The Laval acquisition brings to 67 the number of retail, office and industrial properties owned by BTB, with a total leasable area of more than 5.4 million square feet.

Tenants with long-term leases in the two properties include Desjardins, law firm Therrien Couture, GPL Assurance, National Bank of Canada, Processia and Sun Life Financial.

Total vacancy in both properties “is just shy of 15 per cent,” Léonard says. That compares to an overall occupancy rate in its 67 properties of “slightly north of 90 per cent.”

The Laval properties are near the city’s courthouse and the CF Carrefour Laval shopping mall and are in an area seeing a substantial amount of construction, “so it creates an environment that is very sustainable on a long-term basis.”

Léonard says the acquisition of the Laval office buildings is in line with its positioning for the last 18 months to sell properties in smaller markets in order to buy properties in larger markets. The REIT is exiting secondary markets in order to concentrate on the Greater Montreal, Quebec City and Ottawa areas.

BTB recently sold properties in Sherbrooke and Drummondville, Que., and has about four more properties to sell in smaller markets.

Three target markets

Léonard would like to increase BTB’s holdings in Ottawa but says it is difficult to do so because prices are high.

Montreal, on the other hand, “is very buoyant” and “a great market for all classes,” he says. “We haven’t seen this in a long, long time. We were in the penalty box for quite a while in Montreal, and then all of a sudden it seems that we’re out of the penalty box.”

Quebec City is very stable and is worth investing in although the ability to increase rents in the city is not as high as it is in Montreal. However, many of the tenants in BTB’s Quebec City-area properties tend to be “a little bit of the Who’s Who in the province of Quebec, so that helps us greatly.”

Léonard says BTB is opportunistic when it comes to acquisitions and is looking at all asset classes.

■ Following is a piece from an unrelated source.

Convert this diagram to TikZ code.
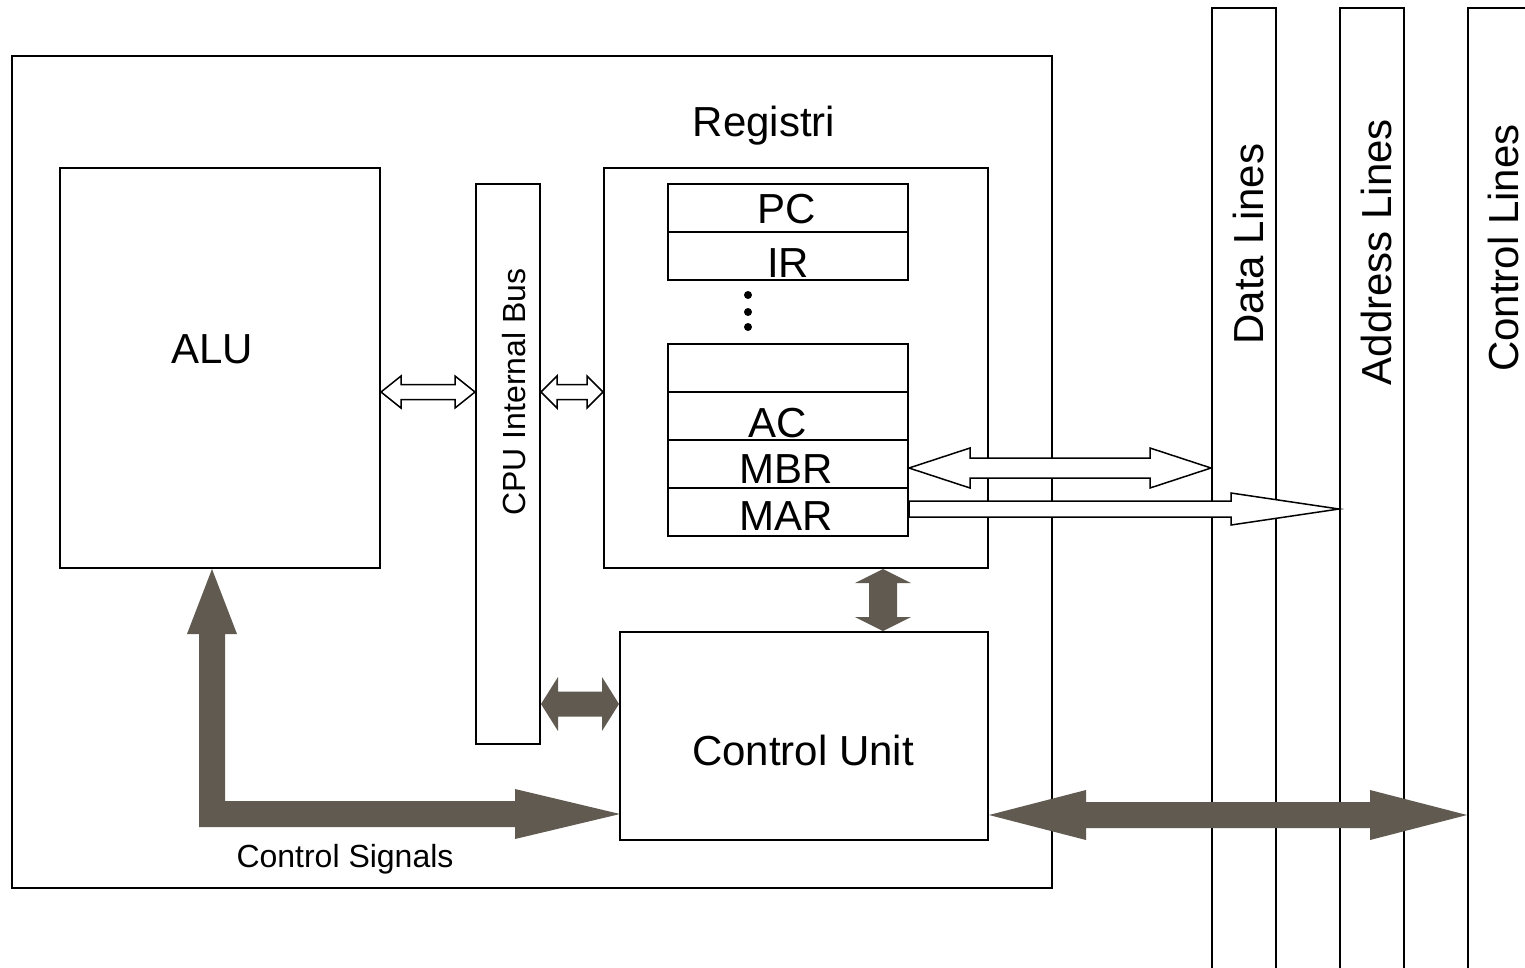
\documentclass[tikz,border=0pt]{standalone}
\usepackage{fontspec}
\setmainfont{Liberation Sans}
\usetikzlibrary{calc}
\definecolor{sig}{RGB}{96,90,80}
% horizontal double arrow: style, left tip, right tip, half shaft, half head, head length
\newcommand\hdbl[6]{\path[#1] let \p1=#2, \p2=#3 in
  (\x1,\y1) -- (\x1+#6,\y1+#5) -- (\x1+#6,\y1+#4) -- (\x2-#6,\y1+#4) -- (\x2-#6,\y1+#5)
  -- (\x2,\y1) -- (\x2-#6,\y1-#5) -- (\x2-#6,\y1-#4) -- (\x1+#6,\y1-#4) -- (\x1+#6,\y1-#5) -- cycle;}
% vertical double arrow: style, top tip, bottom tip, half shaft, half head, head length
\newcommand\vdbl[6]{\path[#1] let \p1=#2, \p2=#3 in
  (\x1,\y1) -- (\x1+#5,\y1-#6) -- (\x1+#4,\y1-#6) -- (\x1+#4,\y2+#6) -- (\x1+#5,\y2+#6)
  -- (\x1,\y2) -- (\x1-#5,\y2+#6) -- (\x1-#4,\y2+#6) -- (\x1-#4,\y1-#6) -- (\x1-#5,\y1-#6) -- cycle;}
% single right arrow: style, left end, tip, half shaft, half head, head length
\newcommand\hsgl[6]{\path[#1] let \p1=#2, \p2=#3 in
  (\x1,\y1+#4) -- (\x2-#6,\y1+#4) -- (\x2-#6,\y1+#5) -- (\x2,\y1) -- (\x2-#6,\y1-#5)
  -- (\x2-#6,\y1-#4) -- (\x1,\y1-#4) -- cycle;}
\tikzset{
  box/.style={draw, line width=2pt, inner sep=0pt},
  cell/.style={box, minimum width=240pt, minimum height=48pt},
  bus/.style={box, minimum width=64pt, minimum height=1000pt},
  big/.style={font=\fontsize{42}{50}\selectfont, inner sep=0pt, anchor=base},
  small/.style={font=\fontsize{32}{38}\selectfont, inner sep=0pt, anchor=base},
  hollow/.style={draw=black, fill=white, line width=1.5pt, line join=miter},
  solid/.style={fill=sig},
}
\begin{document}
\begin{tikzpicture}[x=1pt,y=-1pt]
\clip (0,0) rectangle (1525,967);
\fill[white] (0,0) rectangle (1525,967);
% boxes
\node[box, minimum width=1040pt, minimum height=832pt] (cpu) at (532,472) {};
\node[box, minimum width=320pt, minimum height=400pt] (alu) at (220,368) {};
\node[box, minimum width=64pt, minimum height=560pt] (ibus) at (508,464) {};
\node[box, minimum width=384pt, minimum height=400pt] (reg) at (796,368) {};
\node[box, minimum width=368pt, minimum height=208pt] (cu) at (804,736) {};
\node[cell] (pc) at (788,208) {};
\node[cell] (ir) at (788,256) {};
\node[cell] (ex) at (788,368) {};
\node[cell] (ac) at (788,416) {};
\node[cell] (mbr) at (788,464) {};
\node[cell] (mar) at (788,512) {};
\node[bus] (data) at (1244,508) {};
\node[bus] (addr) at (1372,508) {};
\node[bus] (ctrl) at (1500,508) {};
% texts
\node[big] (alut) at (212,363) {ALU};
\node[big] (regt) at (764,136) {Registri};
\node[big] (cut) at (803,765) {Control Unit};
\node[small] (cst) at (345,867) {Control Signals};
\node[small, rotate=90] (ibust) at (525,392) {CPU Internal Bus};
\node[big, rotate=90] (datat) at (1263,244) {Data Lines};
\node[big, rotate=90] (addrt) at (1391,252) {Address Lines};
\node[big, rotate=90] (ctrlt) at (1518,248) {Control Lines};
\node[big] (pct) at (787,223) {PC};
\node[big] (irt) at (788,277) {IR};
\node[big] (act) at (778,437) {AC};
\node[big] (mbrt) at (786,483) {MBR};
\node[big] (mart) at (786,530) {MAR};
% dots
\fill (748,295) circle (4pt) (748,312) circle (4pt) (748,327) circle (4pt);
% hollow arrows
\coordinate (a1) at ($(alu.east)+(0,24)$);
\coordinate (a2) at (a1 -| ibus.west);
\hdbl{hollow}{(a1)}{(a2)}{7.5pt}{16pt}{20pt}
\coordinate (b1) at (ibus.east |- a1);
\coordinate (b2) at (a1 -| reg.west);
\hdbl{hollow}{(b1)}{(b2)}{7.5pt}{16pt}{16pt}
\coordinate (m1) at ($(mbr.east)+(0,4)$);
\coordinate (m2) at (m1 -| data.west);
\hdbl{hollow}{(m1)}{(m2)}{10pt}{20pt}{61pt}
\coordinate (r1) at ($(mar.east)+(0,-3)$);
\coordinate (r2) at (r1 -| addr.west);
\hsgl{hollow}{(r1)}{(r2)}{8pt}{16pt}{108pt}
% solid arrows
\coordinate (c1) at ($(ibus.east)+(0,240)$);
\coordinate (c2) at (c1 -| cu.west);
\hdbl{solid}{(c1)}{(c2)}{12.5pt}{27pt}{17pt}
\coordinate (v1) at ($(reg.south)+(87,0)$);
\coordinate (v2) at (v1 |- cu.north);
\vdbl{solid}{(v1)}{(v2)}{14pt}{28pt}{14pt}
\coordinate (k1) at ($(cu.east)+(0,79)$);
\coordinate (k2) at (k1 -| ctrl.west);
\hdbl{solid}{(k1)}{(k2)}{13pt}{25pt}{97pt}
\coordinate (tip) at ($(alu.south)+(-8,0)$);
\fill[sig] (tip) -- ++(25,65) -- ++(-12,0) -- ++(0,167) -- ++(290,0) -- ++(0,-12)
  -- ++(105,25) -- ++(-105,25) -- ++(0,-12) -- ++(-316,0) -- ++(0,-193) -- ++(-12,0) -- cycle;
\end{tikzpicture}
\end{document}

“Because we want to conclude on acquisitions that are accretive, we cannot have a policy to say, ‘Well, this year we’re only going to buy industrial properties,’ because industrial properties are difficult to purchase these days because of their cap rates.”

Across BTB’s properties, “we should see a better same property NOI (net operating income) over the course of 2019, so that’s very, very positive.”

He says some REITs are divesting themselves of certain properties “and we’re definitely on their radar as buyers for those” as a way to increase BTB’s asset value.

Laval properties “non-core” to Sun Life

The acquisition of the former Sun Life-owned buildings in Laval illustrates that approach, he notes. Sun Life has decided to sell non-core properties and increase its concentration on downtown areas.

“We’re a natural buyer – non-core properties to them (are) core properties to us,” Léonard says.

BTB also considered buying the 11 Quebec retail properties which had been put on to the market in 2018 by Partners REIT (PAR-UN-T) (in early January, Partners subsequently announced an agreement to sell the properties to an unnamed buyer). However, “the prices they were able to glean from these transactions were too high for us. We couldn’t compete at those levels of cap rates.” 

BTB’s stock market performance of late has been “lousy,” he admits. “I don’t think there’s another word for it. I’ve yet to speak with a CFO or CEO that was happy with his stock price.”

As with other REITs, BTB was hit hard late last year by turbulent markets. The share price closed at $4.11 on Dec. 31, 2018 though it did recover somewhat, opening at $4.49 on Jan. 11. Over the past few years, the stock has generally traded between about $4.50 and $4.90.

“The timing for the stock price in the last month of last year was horrible, and basically we went down to a level we haven’t seen in eight years, but it recovered nicely at the beginning of this year and hopefully it will continue,”  Léonard says. “It’s not fun for anybody.”